(Records with drawing code)
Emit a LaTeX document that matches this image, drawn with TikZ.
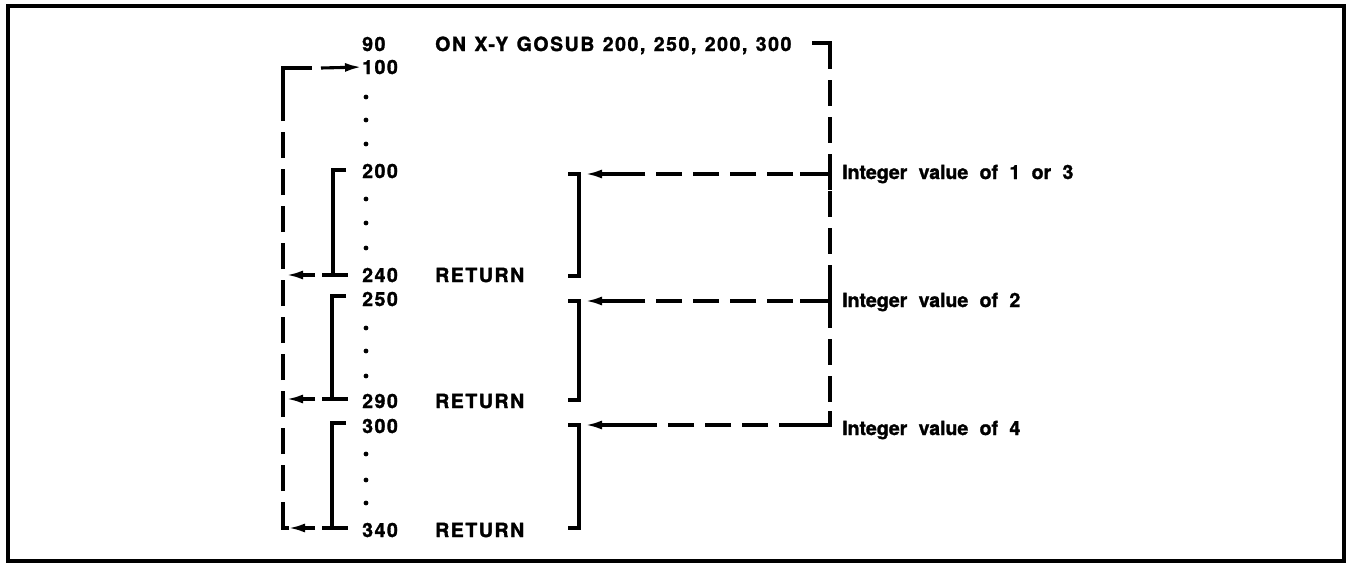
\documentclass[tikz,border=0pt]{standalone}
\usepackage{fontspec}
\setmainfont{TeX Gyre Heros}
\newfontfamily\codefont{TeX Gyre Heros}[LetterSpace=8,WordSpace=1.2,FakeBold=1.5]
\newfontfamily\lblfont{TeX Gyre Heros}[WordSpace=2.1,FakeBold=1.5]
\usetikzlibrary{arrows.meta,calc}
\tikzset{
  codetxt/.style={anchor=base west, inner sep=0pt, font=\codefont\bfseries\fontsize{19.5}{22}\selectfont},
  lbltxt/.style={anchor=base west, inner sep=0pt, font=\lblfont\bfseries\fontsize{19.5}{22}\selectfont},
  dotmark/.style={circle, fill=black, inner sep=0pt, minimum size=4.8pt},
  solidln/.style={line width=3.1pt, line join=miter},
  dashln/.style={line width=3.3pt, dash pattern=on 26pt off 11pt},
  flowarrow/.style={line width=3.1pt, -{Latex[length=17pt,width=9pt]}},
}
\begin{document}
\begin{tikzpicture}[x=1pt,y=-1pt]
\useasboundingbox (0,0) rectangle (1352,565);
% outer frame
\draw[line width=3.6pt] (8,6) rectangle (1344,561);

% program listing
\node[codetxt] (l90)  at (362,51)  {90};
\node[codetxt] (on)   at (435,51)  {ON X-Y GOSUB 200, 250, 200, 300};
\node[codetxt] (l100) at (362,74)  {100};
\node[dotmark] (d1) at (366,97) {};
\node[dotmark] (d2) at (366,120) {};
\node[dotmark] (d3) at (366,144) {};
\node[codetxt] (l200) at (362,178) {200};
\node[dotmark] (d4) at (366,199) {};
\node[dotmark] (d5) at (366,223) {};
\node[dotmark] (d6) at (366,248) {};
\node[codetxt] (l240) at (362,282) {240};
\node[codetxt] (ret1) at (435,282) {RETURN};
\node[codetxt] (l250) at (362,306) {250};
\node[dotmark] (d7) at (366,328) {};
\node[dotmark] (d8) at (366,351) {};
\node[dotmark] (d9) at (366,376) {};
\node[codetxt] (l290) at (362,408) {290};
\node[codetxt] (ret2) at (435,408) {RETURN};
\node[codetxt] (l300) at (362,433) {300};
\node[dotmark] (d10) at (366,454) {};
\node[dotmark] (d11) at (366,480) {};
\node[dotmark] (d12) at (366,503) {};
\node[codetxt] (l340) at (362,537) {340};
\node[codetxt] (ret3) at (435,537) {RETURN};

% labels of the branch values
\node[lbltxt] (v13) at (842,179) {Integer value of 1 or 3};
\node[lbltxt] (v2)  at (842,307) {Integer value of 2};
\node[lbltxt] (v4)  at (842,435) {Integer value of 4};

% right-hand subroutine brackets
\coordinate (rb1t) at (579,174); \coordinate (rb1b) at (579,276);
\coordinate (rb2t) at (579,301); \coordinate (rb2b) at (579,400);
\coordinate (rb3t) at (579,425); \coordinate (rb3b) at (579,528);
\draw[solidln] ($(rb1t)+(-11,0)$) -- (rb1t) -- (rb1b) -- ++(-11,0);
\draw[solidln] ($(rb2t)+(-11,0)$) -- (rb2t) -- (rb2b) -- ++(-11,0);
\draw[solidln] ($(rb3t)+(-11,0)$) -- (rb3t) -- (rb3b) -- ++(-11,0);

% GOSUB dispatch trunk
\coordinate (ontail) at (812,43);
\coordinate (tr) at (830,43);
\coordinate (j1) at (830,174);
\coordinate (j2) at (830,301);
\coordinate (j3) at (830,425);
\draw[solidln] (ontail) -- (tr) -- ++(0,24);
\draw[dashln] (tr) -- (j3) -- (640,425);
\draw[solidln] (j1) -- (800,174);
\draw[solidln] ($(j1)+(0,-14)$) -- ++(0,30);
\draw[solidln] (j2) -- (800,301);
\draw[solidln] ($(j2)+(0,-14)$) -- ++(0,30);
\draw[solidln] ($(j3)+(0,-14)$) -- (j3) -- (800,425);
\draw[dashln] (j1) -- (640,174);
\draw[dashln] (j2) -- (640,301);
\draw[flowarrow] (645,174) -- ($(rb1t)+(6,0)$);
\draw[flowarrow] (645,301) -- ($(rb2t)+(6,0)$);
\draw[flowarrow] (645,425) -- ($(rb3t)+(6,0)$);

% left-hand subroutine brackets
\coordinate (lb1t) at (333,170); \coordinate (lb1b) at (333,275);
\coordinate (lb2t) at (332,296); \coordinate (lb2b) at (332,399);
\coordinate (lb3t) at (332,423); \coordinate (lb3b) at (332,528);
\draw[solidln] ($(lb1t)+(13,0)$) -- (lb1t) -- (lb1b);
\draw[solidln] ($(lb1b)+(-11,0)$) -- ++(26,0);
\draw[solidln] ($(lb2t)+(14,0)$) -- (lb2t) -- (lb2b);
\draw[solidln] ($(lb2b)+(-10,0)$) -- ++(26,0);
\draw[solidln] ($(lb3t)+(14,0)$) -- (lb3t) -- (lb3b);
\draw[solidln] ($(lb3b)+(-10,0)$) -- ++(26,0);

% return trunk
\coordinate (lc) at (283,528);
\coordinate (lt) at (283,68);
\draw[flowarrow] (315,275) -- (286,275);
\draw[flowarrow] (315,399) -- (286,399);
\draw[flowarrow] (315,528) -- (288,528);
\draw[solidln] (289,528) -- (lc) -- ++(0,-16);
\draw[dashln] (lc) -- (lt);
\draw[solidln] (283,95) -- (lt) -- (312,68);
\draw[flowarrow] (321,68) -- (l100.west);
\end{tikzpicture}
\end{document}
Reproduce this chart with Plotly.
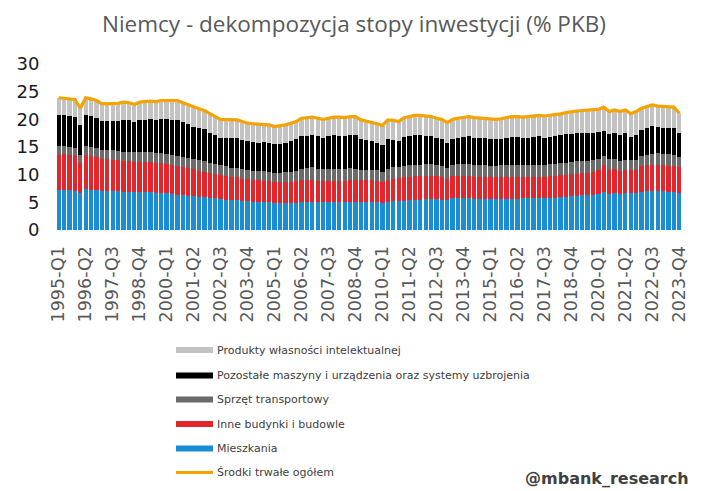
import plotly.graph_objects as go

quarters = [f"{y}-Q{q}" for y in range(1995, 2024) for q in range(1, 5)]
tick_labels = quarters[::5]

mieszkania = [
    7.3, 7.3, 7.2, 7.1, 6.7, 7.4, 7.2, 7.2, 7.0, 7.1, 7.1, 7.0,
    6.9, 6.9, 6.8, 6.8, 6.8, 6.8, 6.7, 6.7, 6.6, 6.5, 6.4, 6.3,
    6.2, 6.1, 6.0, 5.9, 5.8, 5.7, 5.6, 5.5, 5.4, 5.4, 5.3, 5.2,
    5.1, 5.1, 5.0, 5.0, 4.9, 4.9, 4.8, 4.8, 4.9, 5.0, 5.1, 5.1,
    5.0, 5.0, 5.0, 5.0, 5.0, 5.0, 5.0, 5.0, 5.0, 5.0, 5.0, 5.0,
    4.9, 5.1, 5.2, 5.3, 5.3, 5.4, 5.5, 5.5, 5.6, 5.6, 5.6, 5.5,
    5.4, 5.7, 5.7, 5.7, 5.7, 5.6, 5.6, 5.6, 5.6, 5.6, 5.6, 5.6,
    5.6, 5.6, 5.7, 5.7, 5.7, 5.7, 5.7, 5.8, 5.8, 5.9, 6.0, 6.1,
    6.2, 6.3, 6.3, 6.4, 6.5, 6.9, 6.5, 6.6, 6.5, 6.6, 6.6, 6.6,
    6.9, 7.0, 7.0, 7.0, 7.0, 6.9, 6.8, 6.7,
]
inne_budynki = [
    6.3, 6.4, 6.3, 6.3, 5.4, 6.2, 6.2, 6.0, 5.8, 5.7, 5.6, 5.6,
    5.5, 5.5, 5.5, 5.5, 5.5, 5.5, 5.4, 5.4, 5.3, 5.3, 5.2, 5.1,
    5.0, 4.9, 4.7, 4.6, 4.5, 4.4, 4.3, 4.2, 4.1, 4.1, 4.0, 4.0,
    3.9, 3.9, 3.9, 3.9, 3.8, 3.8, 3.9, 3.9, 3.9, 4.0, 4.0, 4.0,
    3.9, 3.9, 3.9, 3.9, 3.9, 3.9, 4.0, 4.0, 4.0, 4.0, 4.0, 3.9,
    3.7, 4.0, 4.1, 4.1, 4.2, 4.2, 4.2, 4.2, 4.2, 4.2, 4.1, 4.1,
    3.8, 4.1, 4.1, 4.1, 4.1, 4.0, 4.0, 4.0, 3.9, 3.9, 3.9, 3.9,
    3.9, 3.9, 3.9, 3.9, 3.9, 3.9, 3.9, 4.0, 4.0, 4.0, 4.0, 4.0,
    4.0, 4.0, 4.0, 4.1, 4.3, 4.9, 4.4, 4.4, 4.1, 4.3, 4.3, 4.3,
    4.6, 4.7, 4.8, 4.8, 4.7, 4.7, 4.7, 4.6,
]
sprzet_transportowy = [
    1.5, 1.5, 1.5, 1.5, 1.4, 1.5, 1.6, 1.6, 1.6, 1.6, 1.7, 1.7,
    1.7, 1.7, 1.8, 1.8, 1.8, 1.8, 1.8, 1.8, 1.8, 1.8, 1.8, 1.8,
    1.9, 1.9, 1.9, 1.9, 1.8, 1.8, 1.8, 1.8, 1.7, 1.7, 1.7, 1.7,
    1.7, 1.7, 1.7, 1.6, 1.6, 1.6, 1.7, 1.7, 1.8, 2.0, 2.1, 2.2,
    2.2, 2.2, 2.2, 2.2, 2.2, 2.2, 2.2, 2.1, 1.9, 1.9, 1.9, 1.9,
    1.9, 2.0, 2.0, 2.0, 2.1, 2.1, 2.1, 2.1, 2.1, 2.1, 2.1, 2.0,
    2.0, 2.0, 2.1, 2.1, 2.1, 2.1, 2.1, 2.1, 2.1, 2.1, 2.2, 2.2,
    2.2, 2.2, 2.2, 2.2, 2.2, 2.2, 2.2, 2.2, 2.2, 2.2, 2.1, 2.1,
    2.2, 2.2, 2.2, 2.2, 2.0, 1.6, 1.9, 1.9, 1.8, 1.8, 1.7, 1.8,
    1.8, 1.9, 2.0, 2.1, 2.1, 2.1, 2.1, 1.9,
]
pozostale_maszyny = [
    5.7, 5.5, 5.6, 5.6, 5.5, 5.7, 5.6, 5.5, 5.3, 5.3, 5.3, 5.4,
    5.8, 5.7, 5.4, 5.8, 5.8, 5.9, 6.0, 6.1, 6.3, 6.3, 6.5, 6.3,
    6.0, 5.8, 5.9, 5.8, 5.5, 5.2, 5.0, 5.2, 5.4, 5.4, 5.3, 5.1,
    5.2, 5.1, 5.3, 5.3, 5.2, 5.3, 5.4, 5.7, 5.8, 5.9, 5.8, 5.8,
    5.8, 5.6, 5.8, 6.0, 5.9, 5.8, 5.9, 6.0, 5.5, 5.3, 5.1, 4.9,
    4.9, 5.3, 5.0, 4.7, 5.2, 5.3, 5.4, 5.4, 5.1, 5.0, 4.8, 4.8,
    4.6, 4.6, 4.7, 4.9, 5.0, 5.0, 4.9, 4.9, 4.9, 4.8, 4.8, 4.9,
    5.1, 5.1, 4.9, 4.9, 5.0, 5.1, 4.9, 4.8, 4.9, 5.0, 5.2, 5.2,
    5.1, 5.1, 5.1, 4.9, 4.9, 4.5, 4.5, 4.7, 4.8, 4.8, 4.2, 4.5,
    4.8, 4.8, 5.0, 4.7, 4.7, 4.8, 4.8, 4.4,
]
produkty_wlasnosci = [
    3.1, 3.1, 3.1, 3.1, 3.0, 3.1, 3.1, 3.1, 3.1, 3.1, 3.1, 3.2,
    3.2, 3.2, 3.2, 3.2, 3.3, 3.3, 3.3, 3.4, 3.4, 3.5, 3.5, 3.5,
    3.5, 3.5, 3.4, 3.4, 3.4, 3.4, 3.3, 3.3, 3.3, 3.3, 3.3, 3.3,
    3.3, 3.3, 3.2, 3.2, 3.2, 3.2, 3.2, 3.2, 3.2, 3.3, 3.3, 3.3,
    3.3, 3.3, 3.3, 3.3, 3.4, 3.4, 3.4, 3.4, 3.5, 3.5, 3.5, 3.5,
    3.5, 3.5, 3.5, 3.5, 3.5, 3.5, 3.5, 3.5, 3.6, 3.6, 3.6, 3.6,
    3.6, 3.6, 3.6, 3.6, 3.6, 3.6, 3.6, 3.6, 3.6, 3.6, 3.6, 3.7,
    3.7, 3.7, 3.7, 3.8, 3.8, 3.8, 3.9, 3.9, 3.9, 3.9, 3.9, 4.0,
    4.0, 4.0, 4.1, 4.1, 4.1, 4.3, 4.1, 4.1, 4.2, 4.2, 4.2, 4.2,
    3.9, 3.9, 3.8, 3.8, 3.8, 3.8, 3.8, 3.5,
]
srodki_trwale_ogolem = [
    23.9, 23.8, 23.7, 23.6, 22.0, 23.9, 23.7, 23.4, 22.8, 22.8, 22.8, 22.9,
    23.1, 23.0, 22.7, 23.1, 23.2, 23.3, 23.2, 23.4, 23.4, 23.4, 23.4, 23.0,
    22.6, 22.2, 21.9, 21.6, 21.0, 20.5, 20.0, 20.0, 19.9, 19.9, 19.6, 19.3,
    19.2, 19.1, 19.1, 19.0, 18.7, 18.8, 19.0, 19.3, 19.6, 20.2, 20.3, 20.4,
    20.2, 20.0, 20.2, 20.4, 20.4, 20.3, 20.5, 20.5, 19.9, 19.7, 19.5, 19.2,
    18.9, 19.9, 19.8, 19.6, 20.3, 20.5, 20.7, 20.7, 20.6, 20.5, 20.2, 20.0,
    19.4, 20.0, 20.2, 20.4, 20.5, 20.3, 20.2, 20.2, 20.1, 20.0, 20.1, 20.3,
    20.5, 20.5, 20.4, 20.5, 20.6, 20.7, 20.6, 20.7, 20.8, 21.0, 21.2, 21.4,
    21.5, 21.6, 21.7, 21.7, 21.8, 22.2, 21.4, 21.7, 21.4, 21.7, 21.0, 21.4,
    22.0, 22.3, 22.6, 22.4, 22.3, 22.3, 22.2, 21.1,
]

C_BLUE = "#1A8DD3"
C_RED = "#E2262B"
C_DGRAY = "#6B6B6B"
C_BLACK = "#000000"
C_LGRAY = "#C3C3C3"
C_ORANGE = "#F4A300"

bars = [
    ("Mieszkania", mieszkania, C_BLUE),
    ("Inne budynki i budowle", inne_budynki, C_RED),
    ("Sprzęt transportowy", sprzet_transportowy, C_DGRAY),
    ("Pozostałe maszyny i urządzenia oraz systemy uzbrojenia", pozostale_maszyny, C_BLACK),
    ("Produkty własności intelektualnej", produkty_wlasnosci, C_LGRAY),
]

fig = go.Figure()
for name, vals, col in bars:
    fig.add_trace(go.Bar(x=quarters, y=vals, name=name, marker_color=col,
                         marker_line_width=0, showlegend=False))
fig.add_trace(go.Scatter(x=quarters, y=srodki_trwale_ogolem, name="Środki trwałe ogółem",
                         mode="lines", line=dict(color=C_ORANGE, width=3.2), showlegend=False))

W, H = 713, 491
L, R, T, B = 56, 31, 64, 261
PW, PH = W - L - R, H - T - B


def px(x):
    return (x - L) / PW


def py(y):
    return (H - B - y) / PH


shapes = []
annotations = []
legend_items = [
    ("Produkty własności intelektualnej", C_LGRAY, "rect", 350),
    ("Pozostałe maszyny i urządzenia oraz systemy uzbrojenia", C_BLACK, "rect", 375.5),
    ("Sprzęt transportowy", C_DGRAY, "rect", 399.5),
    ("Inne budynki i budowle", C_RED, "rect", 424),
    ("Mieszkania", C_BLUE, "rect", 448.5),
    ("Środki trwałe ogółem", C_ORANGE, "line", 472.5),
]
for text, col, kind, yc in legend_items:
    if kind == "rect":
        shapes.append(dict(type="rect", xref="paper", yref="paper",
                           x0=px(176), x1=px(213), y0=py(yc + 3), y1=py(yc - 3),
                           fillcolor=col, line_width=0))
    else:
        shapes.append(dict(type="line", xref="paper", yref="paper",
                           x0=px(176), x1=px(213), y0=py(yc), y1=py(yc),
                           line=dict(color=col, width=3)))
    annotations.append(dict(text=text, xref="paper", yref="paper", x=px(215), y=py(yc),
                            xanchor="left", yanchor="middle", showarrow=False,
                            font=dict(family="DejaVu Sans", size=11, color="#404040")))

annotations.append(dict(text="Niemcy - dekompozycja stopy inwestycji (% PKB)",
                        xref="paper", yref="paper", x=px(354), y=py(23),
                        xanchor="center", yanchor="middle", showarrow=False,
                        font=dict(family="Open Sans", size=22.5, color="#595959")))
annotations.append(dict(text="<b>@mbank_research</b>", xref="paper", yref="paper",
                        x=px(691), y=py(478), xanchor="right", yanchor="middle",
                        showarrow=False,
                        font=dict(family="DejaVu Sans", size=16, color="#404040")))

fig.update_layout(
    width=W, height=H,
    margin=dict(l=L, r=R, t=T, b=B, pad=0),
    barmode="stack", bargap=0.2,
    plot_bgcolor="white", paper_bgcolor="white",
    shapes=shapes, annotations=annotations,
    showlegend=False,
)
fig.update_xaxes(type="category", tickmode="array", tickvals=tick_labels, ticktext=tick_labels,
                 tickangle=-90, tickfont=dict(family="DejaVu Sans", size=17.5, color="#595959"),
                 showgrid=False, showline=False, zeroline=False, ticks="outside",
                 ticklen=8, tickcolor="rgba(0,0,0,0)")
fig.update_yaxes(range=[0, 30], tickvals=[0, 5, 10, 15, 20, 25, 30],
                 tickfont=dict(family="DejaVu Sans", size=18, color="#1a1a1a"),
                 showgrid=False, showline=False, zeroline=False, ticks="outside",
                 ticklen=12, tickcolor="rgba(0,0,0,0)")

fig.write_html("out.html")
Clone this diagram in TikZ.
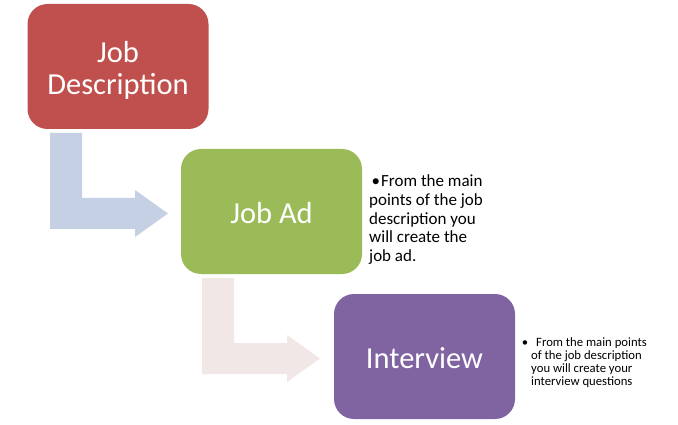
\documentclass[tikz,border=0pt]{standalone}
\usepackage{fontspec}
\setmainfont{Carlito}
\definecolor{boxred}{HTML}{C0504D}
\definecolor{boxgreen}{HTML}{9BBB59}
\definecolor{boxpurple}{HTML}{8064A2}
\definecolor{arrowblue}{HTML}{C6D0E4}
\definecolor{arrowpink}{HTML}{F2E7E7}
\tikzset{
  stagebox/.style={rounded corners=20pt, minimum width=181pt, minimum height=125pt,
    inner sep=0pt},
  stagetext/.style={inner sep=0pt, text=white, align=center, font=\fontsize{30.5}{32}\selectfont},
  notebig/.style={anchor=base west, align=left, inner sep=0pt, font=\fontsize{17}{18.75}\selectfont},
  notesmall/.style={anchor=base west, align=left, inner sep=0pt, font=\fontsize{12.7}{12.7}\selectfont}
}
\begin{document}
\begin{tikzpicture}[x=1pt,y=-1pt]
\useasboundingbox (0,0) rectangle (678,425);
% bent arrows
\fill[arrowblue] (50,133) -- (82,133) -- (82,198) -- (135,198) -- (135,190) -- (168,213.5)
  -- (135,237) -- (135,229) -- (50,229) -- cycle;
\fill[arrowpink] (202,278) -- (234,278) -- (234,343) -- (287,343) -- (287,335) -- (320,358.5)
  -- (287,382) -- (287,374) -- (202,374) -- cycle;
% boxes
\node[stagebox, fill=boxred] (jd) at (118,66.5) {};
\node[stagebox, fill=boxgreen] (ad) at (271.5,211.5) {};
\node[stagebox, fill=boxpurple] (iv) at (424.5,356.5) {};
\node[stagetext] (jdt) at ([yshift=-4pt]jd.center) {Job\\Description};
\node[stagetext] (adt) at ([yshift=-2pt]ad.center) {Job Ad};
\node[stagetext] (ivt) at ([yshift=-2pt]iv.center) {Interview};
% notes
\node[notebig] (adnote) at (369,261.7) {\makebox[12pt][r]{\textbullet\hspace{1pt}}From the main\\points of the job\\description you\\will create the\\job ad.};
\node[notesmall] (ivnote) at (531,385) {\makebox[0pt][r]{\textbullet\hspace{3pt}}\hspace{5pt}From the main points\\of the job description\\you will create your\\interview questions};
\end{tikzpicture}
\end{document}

▶ _Problem description_
Keep to the lines between the line with "Reproduce this chart with Plotly." and the line with "tick_labels = quarters[::5]", inclusive, and transcribe them without pictures.

▶ _The output_
Reproduce this chart with Plotly.
import plotly.graph_objects as go

quarters = [f"{y}-Q{q}" for y in range(1995, 2024) for q in range(1, 5)]
tick_labels = quarters[::5]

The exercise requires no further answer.